SANTO DOMINGO.-Con la actitud del liberado que ha pagado todas sus culpas, esa misma que suele tener el deslenguado, Ricardo Ripoll García, conversa sobre su vida sin contenerse pese a encontrarse fuera del confort acostumbrado que le representan las cámaras de Somos Pueblo Media.
Su segundo nombre es Augusto y nació en Santo Domingo el 9 de marzo de 1963. Sus raíces familiares se hunden en San Pedro de Macorís aunque sus padres se conocieron en Santo Domingo radicándose primero en Ciudad Nueva y luego en Gascue.
Indisciplina escolar
La escolaridad fue, para Ripoll, un territorio pedregoso. En el Colegio Santa Teresita, donde cursó hasta el bachillerato, la disciplina estricta chocó con su inquietud crónica.
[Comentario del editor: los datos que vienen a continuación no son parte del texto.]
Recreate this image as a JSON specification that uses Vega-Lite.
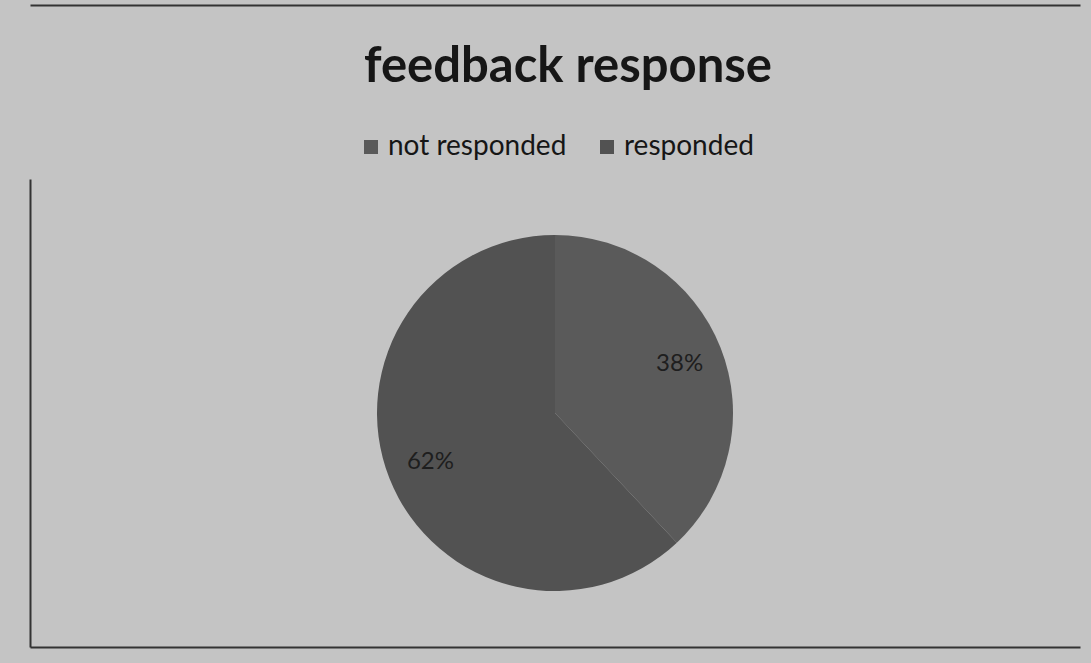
{
  "$schema": "https://vega.github.io/schema/vega-lite/v6.json",
  "width": 1050,
  "height": 468,
  "padding": {"left": 27, "right": 13, "top": 5, "bottom": 14},
  "background": "#c4c4c4",
  "title": {
    "text": "feedback response",
    "font": "Lato",
    "fontSize": 49,
    "fontWeight": "bold",
    "color": "#161616",
    "anchor": "middle",
    "dx": 13,
    "offset": -87
  },
  "data": {
    "values": [
      {"status": "not responded", "share": 38, "label": "38%", "order": 1},
      {"status": "responded", "share": 62, "label": "62%", "order": 2}
    ]
  },
  "layer": [
    {
      "mark": {"type": "arc", "outerRadius": 178},
      "encoding": {
        "theta": {"field": "share", "type": "quantitative", "stack": true},
        "order": {"field": "order", "type": "quantitative"},
        "color": {
          "field": "status",
          "type": "nominal",
          "scale": {"domain": ["not responded", "responded"], "range": ["#5a5a5a", "#525252"]},
          "legend": {
            "orient": "top",
            "title": null,
            "offset": -156,
            "labelFont": "Lato",
            "labelFontSize": 28,
            "labelColor": "#161616",
            "labelLimit": 0,
            "symbolType": "square",
            "symbolSize": 196,
            "symbolStrokeWidth": 0,
            "columnPadding": 26,
            "labelOffset": 3
          }
        }
      }
    },
    {
      "mark": {"type": "text", "radius": 134, "font": "Lato", "fontSize": 24, "color": "#1e1e1e"},
      "encoding": {
        "theta": {"field": "share", "type": "quantitative", "stack": true},
        "order": {"field": "order", "type": "quantitative"},
        "text": {"field": "label", "type": "nominal"}
      }
    },
    {
      "data": {"values": [{"fx": 0, "fy": 0}]},
      "mark": {"type": "point", "opacity": 0},
      "encoding": {
        "x": {
          "field": "fx", "type": "quantitative",
          "scale": {"domain": [0, 1]},
          "axis": {"orient": "bottom", "domain": true, "domainColor": "#333333", "domainWidth": 2, "ticks": false, "labels": false, "grid": false, "title": null}
        },
        "y": {
          "field": "fy", "type": "quantitative",
          "scale": {"domain": [0, 1]},
          "axis": {"domain": true, "domainColor": "#333333", "domainWidth": 2, "ticks": false, "labels": false, "grid": false, "title": null}
        }
      }
    },
    {
      "data": {"values": [{"fx": 0}]},
      "mark": {"type": "point", "opacity": 0},
      "encoding": {
        "x": {
          "field": "fx", "type": "quantitative",
          "scale": {"domain": [0, 1]},
          "axis": {"orient": "top", "offset": 174, "domain": true, "domainColor": "#333333", "domainWidth": 2, "ticks": false, "labels": false, "grid": false, "title": null}
        }
      }
    }
  ],
  "resolve": {"axis": {"x": "independent"}},
  "config": {
    "view": {"stroke": null},
    "legend": {"layout": {"top": {"anchor": "middle"}}}
  }
}
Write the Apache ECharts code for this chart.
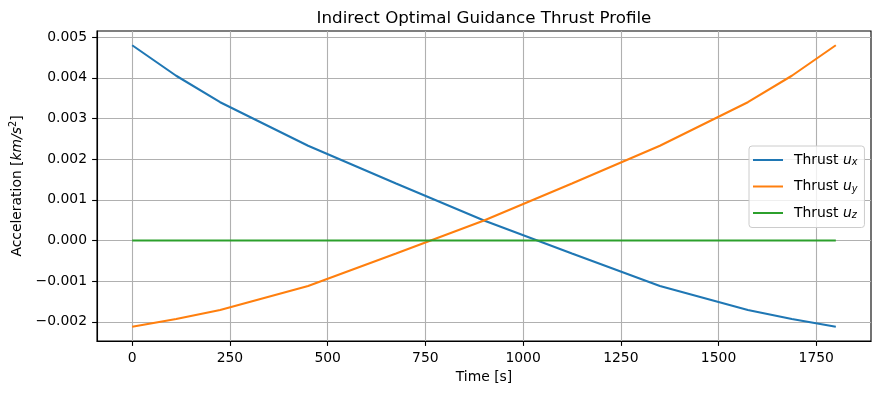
<!DOCTYPE html>
<html>
<head>
<meta charset="utf-8">
<script src="https://cdn.jsdelivr.net/npm/echarts@5/dist/echarts.min.js"></script>
<style>
html,body{margin:0;padding:0;background:#fff;}
#chart{width:881px;height:393px;}
</style>
</head>
<body>
<div id="chart"></div>
<script>
const timeValues = [0, 112.5, 225, 450, 675, 900, 1125, 1350, 1575, 1687.5, 1800];
const thrustUx = [0.0048, 0.00405, 0.00340, 0.00233, 0.00140, 0.00049, -0.00032, -0.00112, -0.00171, -0.00193, -0.00212];
const thrustUy = [-0.00212, -0.00193, -0.00171, -0.00112, -0.00032, 0.00049, 0.00140, 0.00233, 0.00340, 0.00405, 0.0048];
const thrustUz = [0, 0, 0, 0, 0, 0, 0, 0, 0, 0, 0];
const xTicks = [0, 250, 500, 750, 1000, 1250, 1500, 1750];
const yTicks = [-0.002, -0.001, 0, 0.001, 0.002, 0.003, 0.004, 0.005];
const seriesNames = ['Thrust u_x', 'Thrust u_y', 'Thrust u_z'];
const subs = ['x', 'y', 'z'];

const FONT = 'DejaVu Sans';
const FS = 13.9;
const pair = (arr) => timeValues.map((t, i) => [t, arr[i]]);
const fmtY = (v) => (v < 0 ? '\u2212' : '') + Math.abs(v).toFixed(3);

const chart = echarts.init(document.getElementById('chart'), null, {renderer: 'canvas'});
const colors = ['#1f77b4', '#ff7f0e', '#2ca02c'];
const dataArr = [thrustUx, thrustUy, thrustUz];

chart.setOption({
  animation: false,
  backgroundColor: '#ffffff',
  title: {
    text: 'Indirect Optimal Guidance Thrust Profile',
    left: 484, top: 10, textAlign: 'center', padding: 0,
    textStyle: {fontFamily: FONT, fontSize: 16.7, fontWeight: 'normal', color: '#000'}
  },
  grid: {left: 97, right: 10, top: 31, bottom: 52, show: true, borderColor: '#000', borderWidth: 1.1, backgroundColor: 'transparent'},
  legend: {
    orient: 'vertical',
    left: 749, top: 146,
    backgroundColor: 'rgba(255,255,255,0.8)',
    borderColor: '#cccccc', borderWidth: 1, borderRadius: 3,
    padding: [7, 7, 7, 4],
    itemWidth: 30, itemHeight: 2, itemGap: 12,
    icon: 'rect',
    data: seriesNames,
    formatter: (name) => {
      const i = seriesNames.indexOf(name);
      return 'Thrust {i|u}{s|' + subs[i] + '}';
    },
    textStyle: {
      fontFamily: FONT, fontSize: FS, color: '#000', padding: [0, 0, 0, 6],
      rich: {
        i: {fontFamily: FONT, fontStyle: 'italic', fontSize: FS, color: '#000'},
        s: {fontFamily: FONT, fontStyle: 'italic', fontSize: 9.7, color: '#000', padding: [5, 0, 0, 0]}
      }
    }
  },
  xAxis: {
    type: 'value', min: -90, max: 1890,
    name: 'Time [s]', nameLocation: 'middle', nameGap: 28,
    nameTextStyle: {fontFamily: FONT, fontSize: FS, color: '#000'},
    axisLine: {show: true, onZero: false, lineStyle: {color: '#000', width: 1.1}},
    axisTick: {show: true, length: 4.9, customValues: xTicks, lineStyle: {color: '#000', width: 1.1}},
    axisLabel: {customValues: xTicks, margin: 10, fontFamily: FONT, fontSize: FS, color: '#000', formatter: (v) => String(v)},
    splitLine: {show: true, lineStyle: {color: '#b0b0b0', width: 1.1}}
  },
  yAxis: {
    type: 'value', min: -0.00247, max: 0.00515,
    name: 'Acceleration [{i|km/s}{sup|2}]', nameLocation: 'middle', nameGap: 62, nameRotate: 90,
    nameTextStyle: {
      fontFamily: FONT, fontSize: FS, color: '#000',
      rich: {
        i: {fontFamily: FONT, fontStyle: 'italic', fontSize: FS, color: '#000'},
        sup: {fontFamily: FONT, fontSize: 9.7, color: '#000', padding: [0, 0, 8, 0]}
      }
    },
    axisLine: {show: true, onZero: false, lineStyle: {color: '#000', width: 1.1}},
    axisTick: {show: true, length: 4.9, customValues: yTicks, lineStyle: {color: '#000', width: 1.1}},
    axisLabel: {customValues: yTicks, margin: 10, fontFamily: FONT, fontSize: FS, color: '#000', formatter: fmtY},
    splitLine: {show: true, lineStyle: {color: '#b0b0b0', width: 1.1}}
  },
  series: seriesNames.map((n, i) => ({
    name: n, type: 'line', data: pair(dataArr[i]),
    symbol: 'none', color: colors[i],
    lineStyle: {width: 2.08, color: colors[i]},
    z: 3 + i
  }))
});
</script>
</body>
</html>
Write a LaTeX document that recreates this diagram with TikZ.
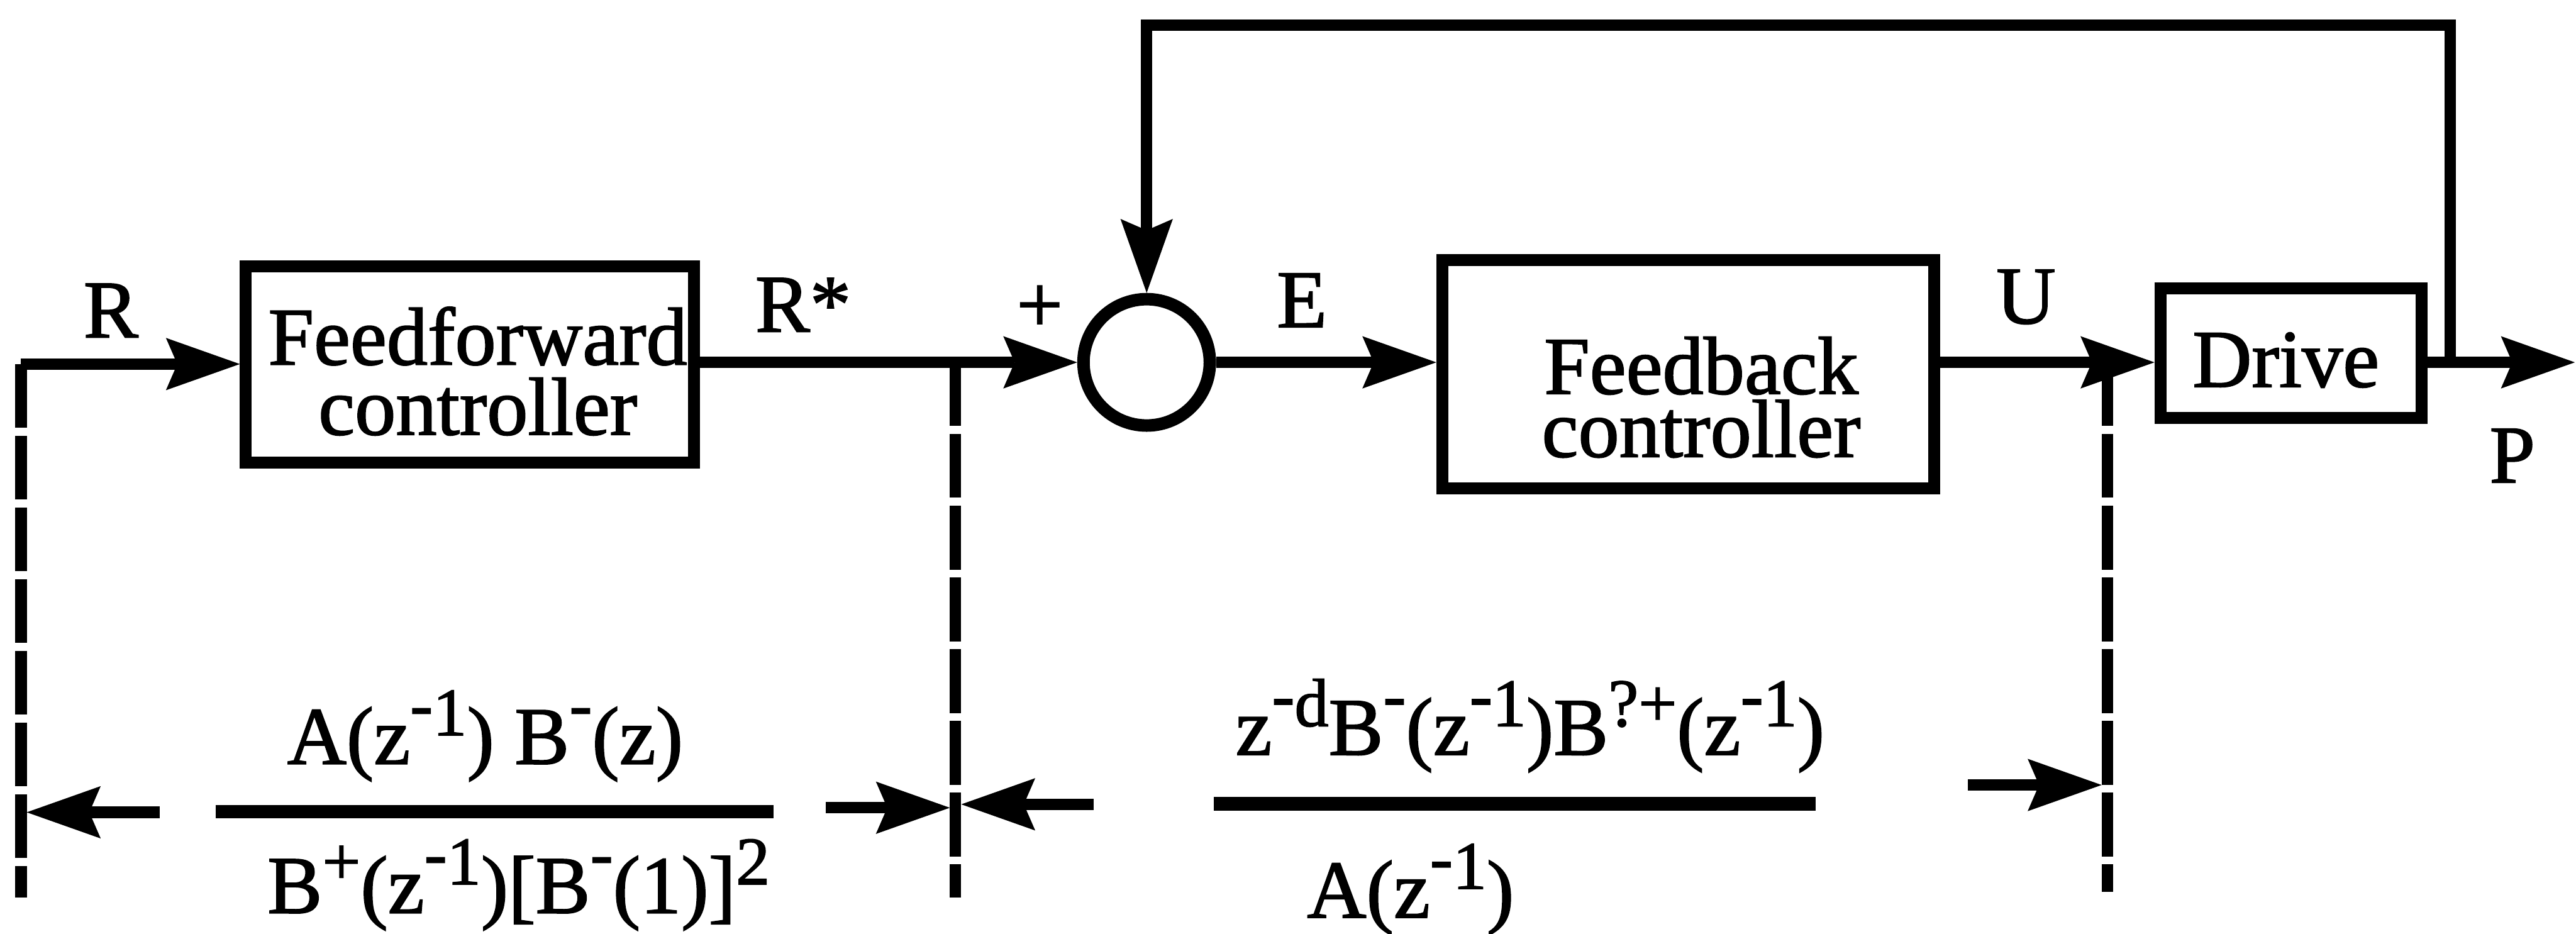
\documentclass[tikz,border=0pt]{standalone}
\usepackage{fontspec}
\setmainfont{Liberation Serif}[FakeBold=1.5]
\usetikzlibrary{arrows.meta}
\newcommand\sps[1]{\raisebox{0.35em}{\fontsize{34}{34}\selectfont #1}}
\newcommand\mn{\raisebox{0.12em}{-}}
\newcommand\boxtext[4]{\makebox[0pt]{\hspace*{#1}\raisebox{#2}[0pt][0pt]{\parbox[b]{10cm}{\centering\fontsize{41}{#3}\selectfont #4}}}}
\begin{document}
\begin{tikzpicture}[x=0.01cm, y=-0.01cm, line width=0.2cm,
  font=\fontsize{41}{47}\selectfont,
  blk/.style={draw, rectangle, line width=0.21cm, inner sep=0pt},
  sumc/.style={draw, circle, line width=0.22cm, minimum size=2.22cm, inner sep=0pt},
  arr/.style={-{Stealth[length=1.3cm, width=0.92cm, inset=0.2cm, line width=0pt]}},
  dimline/.style={line width=0.2cm, dash pattern=on 1.12cm off 0.14cm},
  bar/.style={line width=0.24cm},
  lbl/.style={inner sep=0pt}]
\useasboundingbox (0,0) rectangle (4529,1641);

% blocks
\node[blk, minimum width=7.87cm, minimum height=3.45cm] (ff) at (826,641)
  {\boxtext{0.28cm}{-1.23cm}{35pt}{Feedforward\\controller}};
\node[sumc] (sum) at (2016,637) {};
\node[blk, minimum width=8.64cm, minimum height=4.01cm] (fb) at (2968,658)
  {\boxtext{0.46cm}{-1.45cm}{31.5pt}{Feedback\\controller}};
\node[blk, minimum width=4.59cm, minimum height=2.28cm] (drive) at (4028,621)
  {\boxtext{-0.18cm}{-0.59cm}{41pt}{Drive}};

% coordinates
\coordinate (in) at (37,640);
\coordinate (out) at (4527,637);
\coordinate (fbk) at (4308,637);
\coordinate (tr) at (4308,44);
\coordinate (m2) at (1680,637);
\coordinate (m3) at (3705,637);
\coordinate (d1b) at (37,1578);
\coordinate (d2b) at (1680,1578);
\coordinate (d3b) at (3705,1568);

% signal lines
\draw[arr] (in) -- (ff.west |- in);
\draw[arr] (ff.east |- sum.west) -- (sum.west);
\draw[arr] (sum.east) -- (fb.west |- sum.east);
\draw[arr] (fb.east |- sum.east) -- (drive.west |- sum.east);
\draw[arr] (drive.east |- sum.east) -- (out);
\draw[arr] (fbk) -- (tr) -| (sum.north);

% labels
\node[lbl] (lR) at (195,546) {R};
\node[lbl] (lRs) at (1412,536) {R*};
\node[lbl] (lplus) at (1828,543) {+};
\node[lbl] (lE) at (2289,528) {E};
\node[lbl] (lU) at (3562,522) {U};
\node[lbl] (lP) at (4417,801) {P};

% dash-dot boundaries
\draw[dimline] (in) -- (d1b);
\draw[dimline] (m2) -- (d2b);
\draw[dimline] (m3) -- (d3b);

% dimension arrows
\coordinate (a1s) at (281,1428); \coordinate (a1e) at (47,1428);
\coordinate (a2s) at (1452,1420); \coordinate (a2e) at (1670,1420);
\coordinate (a3s) at (1923,1414); \coordinate (a3e) at (1690,1414);
\coordinate (a4s) at (3460,1380); \coordinate (a4e) at (3695,1380);
\draw[arr] (a1s) -- (a1e);
\draw[arr] (a2s) -- (a2e);
\draw[arr] (a3s) -- (a3e);
\draw[arr] (a4s) -- (a4e);

% fractions
\coordinate (b1l) at (379,1427); \coordinate (b1r) at (1360,1427);
\coordinate (b2l) at (2134,1413); \coordinate (b2r) at (3192,1413);
\draw[bar] (b1l) -- (b1r);
\draw[bar] (b2l) -- (b2r);
\node[lbl, anchor=base] (num1) at (853,1343) {A(z\sps{\mn1}) B\sps{\mn}(z)};
\node[lbl, anchor=base] (den1) at (912,1605) {B\sps{+}(z\sps{\mn1})[B\sps{\mn}(1)]\sps{2}};
\node[lbl, anchor=base] (num2) at (2690,1327) {z\sps{\mn d}B\sps{\mn}(z\sps{\mn1})B\sps{?+}(z\sps{\mn1})};
\node[lbl, anchor=base] (den2) at (2480,1613) {A(z\sps{\mn1})};
\end{tikzpicture}
\end{document}
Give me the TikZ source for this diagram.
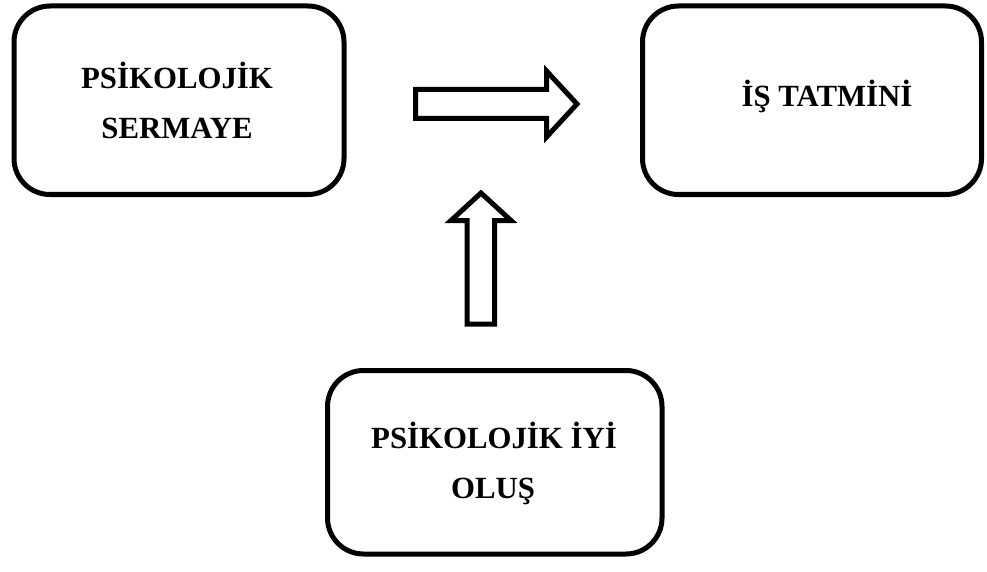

“Yo tenía problemas de conducta. Hoy entiendo que tenía déficit de atención, hiperactividad. Para mí el colegio era una tortura”, confiesa.
En los recreos solía “volarse por la verja” hasta Guibia, esa cinta de mar que lo iniciaría en el surf.
El expediente disciplinario se llenó rápido y la administración lo expulsó. “Yo pasaba rayando. O me mandaban pa’ septiembre. No por notas, por conducta”.
Acabó graduándose como estudiante libre en 1981, tras repetir un curso, en el Liceo Manuel Rodríguez.
Calle y trabajo
La calle apareció temprano con sus tentaciones, el filo nocturno y la bruma del exceso. “Yo había empezado a consumir sustancias ilícitas, bebía romo, amanecía en la calle, mujeriando, haciendo disparate”, admite sin rodeos.

Al margen del “desorden juvenil”, Ripoll edificó una trayectoria en hotelería, oficio de familia. “Mi padre era hotelero y yo me fui por esa vía”, explica. Sembró oficios en el Hotel Embajador, la apertura de Bávaro, Juan Dolio, el Dominican Fiesta y el antiguo Concorde. Estudió hotelería en la Pontificia Universidad Católica Madre y Maestra y rotó por cocina, banquetes y —ya orientado— por habitaciones y operaciones.
En ese circuito de pasillos, check-ins y salones de banquetes conoció a Margaret, una escocesa con la que suma 32 años juntos y “30 de casados”. Sobre ella no economiza gratitud: “Ha cogido lucha que se acabó. Nunca tendré cómo pagarle”.

Ricardo y el surf
El surf no fue un pasatiempo: fue un molde.
Su genealogía acuática arranca en 1974, cuando tenía 11 años. Primero fueron las tablas con ruedas, las piscinas vacías que se convierten en olas de concreto, y luego Güibia, donde Federico Almonte le prestó la primera tabla.
“Para mí es más que un deporte. Es una filosofía. Me cambió la vida”.
El tratamiento
La recuperación es un hito con fecha. “Llegué cansado, harto. Pedí ayuda el 29 de marzo de 2002”, afirma. Antes hubo un internamiento para desintoxicación que le dejó recuerdos en tercera persona: “Me tuvieron que poner camisa de fuerza de lo mal que yo estaba”. Hoy habla del proceso sin adornos ni pudor, como si cada palabra sirviera a otro que lo escucha desde el borde: “Eso es parte de mi vida.

No lo oculto”. De esa pedagogía del derrumbe extrae una ética: el pasado no se borra; se integra y se pone al servicio.
Lo social
“A mí no me interesa el reconocimiento. Me da hasta vergüenza cuando la gente me para en la calle”, confiesa. Hoy, con dos tablas nuevas esperando turno y una agenda tomada por su trabajo público, dice extrañar el mar. Quizás por eso, usa verbos que suenan a remar: resistir, enfocar, aportar. A su modo, resume su biografía en dos palabras breves —un mantra leído en la espuma—: “Todo pasa”.